I think this is a fundamental misunderstanding of what atheism means to most atheists. Atheism as I understand it bases the conclusion of there being no God (or spaghetti monster) on some kind of scientific mindset - the search for evidence, the evaluation of evidence and the re-thinking of proposed theories. The AB of C is treating atheism as another form of blind-belief-based religion. Handy for his argument and not much else.

An athiest should only be so based on the current evidence at hand, but would be willing to reconsider should something demonstrating a higher force - some form of evidence - crop up all of a sudden. His religion won't alter its opinion based on scientific evidence, a sensible athiest would. Evidence takes us away from blind-belief systems and gives us something else. By its very definition atheism cannot avoid critical scrutiny. You start with nothing and build a working theory based on what you find. You do not come up with an idea and then go off to prove/disprove it.

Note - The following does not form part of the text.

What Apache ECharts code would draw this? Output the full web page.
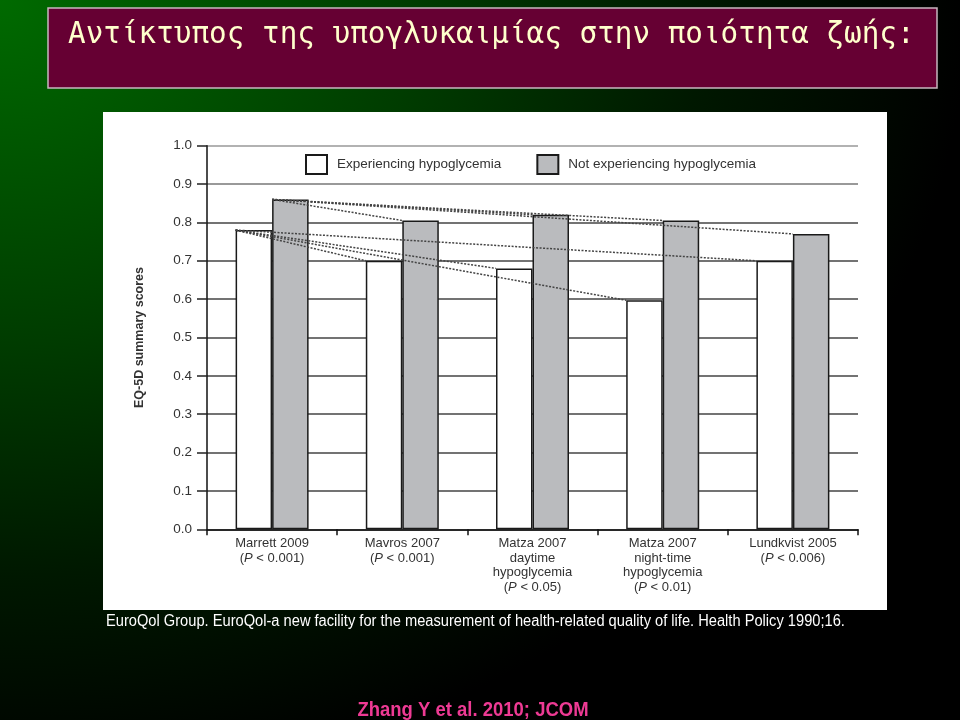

If we can agree that athiesm is grounded in scientific thinking, then the AB of C needs to take on teaching science as 'truth' in schools as a problem as well if he wants to undermine athiesm as a belief system. That, as far as I'm aware is something the church gave up doing a long time ago... unless you live in the deep south of the US.


Atheism is the religion of modern scientific thinking. Do any atheists here disagree with that?